Restate exactly the lines of the entries below, beginning with the first and ending with the line that holds "datum.label) >= 0". Pictures are not copied.

** start ENTRIES **

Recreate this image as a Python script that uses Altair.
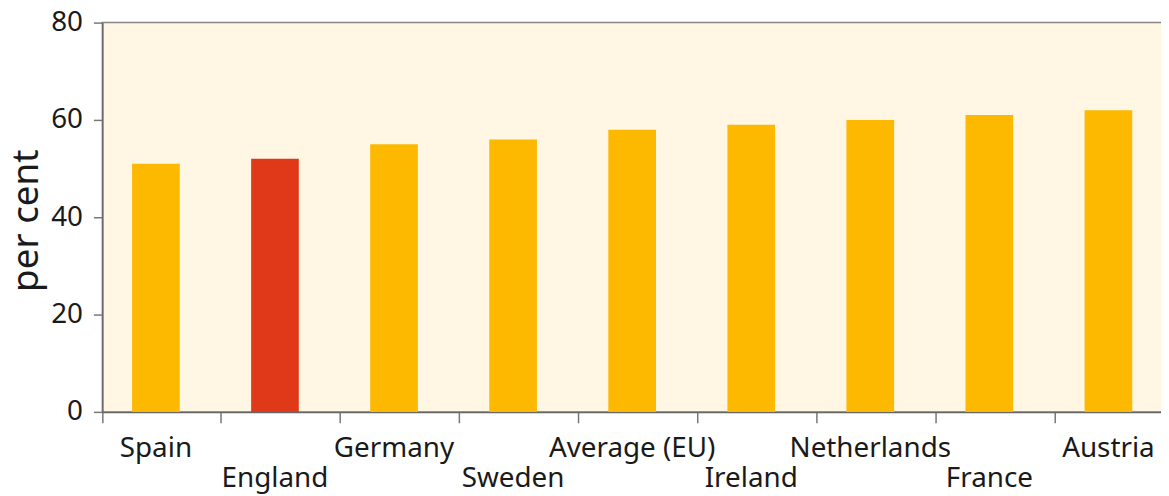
import altair as alt
import pandas as pd

countries = ["Spain", "England", "Germany", "Sweden", "Average (EU)",
             "Ireland", "Netherlands", "France", "Austria"]
values = [51, 52, 55, 56, 58, 59, 60, 61, 62]
highlight = ["no", "yes", "no", "no", "no", "no", "no", "no", "no"]
lower_row = ["England", "Sweden", "Ireland", "France"]
y_ticks = [0, 20, 40, 60, 80]

df = pd.DataFrame({"country": countries, "value": values, "hl": highlight})

FONT = "Noto Sans"
label_expr = ("indexof(" + str(lower_row) + ", datum.label) >= 0 ? ['', datum.label] : datum.label")

chart = alt.Chart(df).mark_bar(width=48, xOffset=-6).encode(
    x=alt.X("country:N", sort=countries,
            scale=alt.Scale(paddingInner=0, paddingOuter=0, round=False),
            axis=alt.Axis(title=None, labelAngle=0, bandPosition=0, labelOffset=-6,
                          labelExpr=label_expr, labelFont=FONT, labelFontSize=28,
                          labelColor="#1a1a1a", labelLineHeight=30, labelPadding=12,
                          labelBaseline="top", tickSize=11, tickColor="#777",
                          tickWidth=1.5, domainColor="#666", domainWidth=1.5,
                          labelOverlap=False, labelBound=False)),
    y=alt.Y("value:Q", scale=alt.Scale(domain=[0, 80], nice=False),
            axis=alt.Axis(values=y_ticks, title="per cent", titleFont=FONT,
                          titleFontSize=37, titleFontWeight="normal", titleColor="#1a1a1a",
                          titleX=-76, titleY=199, titleAngle=-90, titleAlign="center",
                          titleBaseline="middle", labelFont=FONT, labelFontSize=28,
                          labelColor="#1a1a1a", labelPadding=11, tickSize=9,
                          tickColor="#777", tickWidth=1.5, domainColor="#666",
                          domainWidth=1.5, grid=False)),
    color=alt.Color("hl:N", scale=alt.Scale(domain=["no", "yes"],
                                            range=["#FDB800", "#E0391A"]), legend=None),
).properties(
    width=1079, height=392,
    autosize=alt.AutoSizeParams(type="none"),
    padding={"left": 95, "top": 13, "right": -13, "bottom": 83},
    background="white",
).configure_view(fill="#FFF6E3", stroke="#888", strokeWidth=1.5)

chart.save("out.html", embed_options={"renderer": "svg", "actions": False})
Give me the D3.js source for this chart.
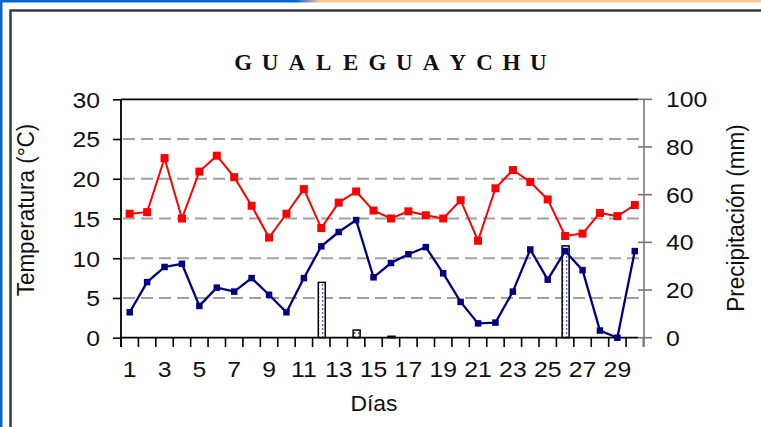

** end ENTRIES **

### TASK SOLUTION
Recreate this image as a Python script that uses Altair.
import altair as alt
import pandas as pd

countries = ["Spain", "England", "Germany", "Sweden", "Average (EU)",
             "Ireland", "Netherlands", "France", "Austria"]
values = [51, 52, 55, 56, 58, 59, 60, 61, 62]
highlight = ["no", "yes", "no", "no", "no", "no", "no", "no", "no"]
lower_row = ["England", "Sweden", "Ireland", "France"]
y_ticks = [0, 20, 40, 60, 80]

df = pd.DataFrame({"country": countries, "value": values, "hl": highlight})

FONT = "Noto Sans"
label_expr = ("indexof(" + str(lower_row) + ", datum.label) >= 0 ? ['', datum.label] : datum.label")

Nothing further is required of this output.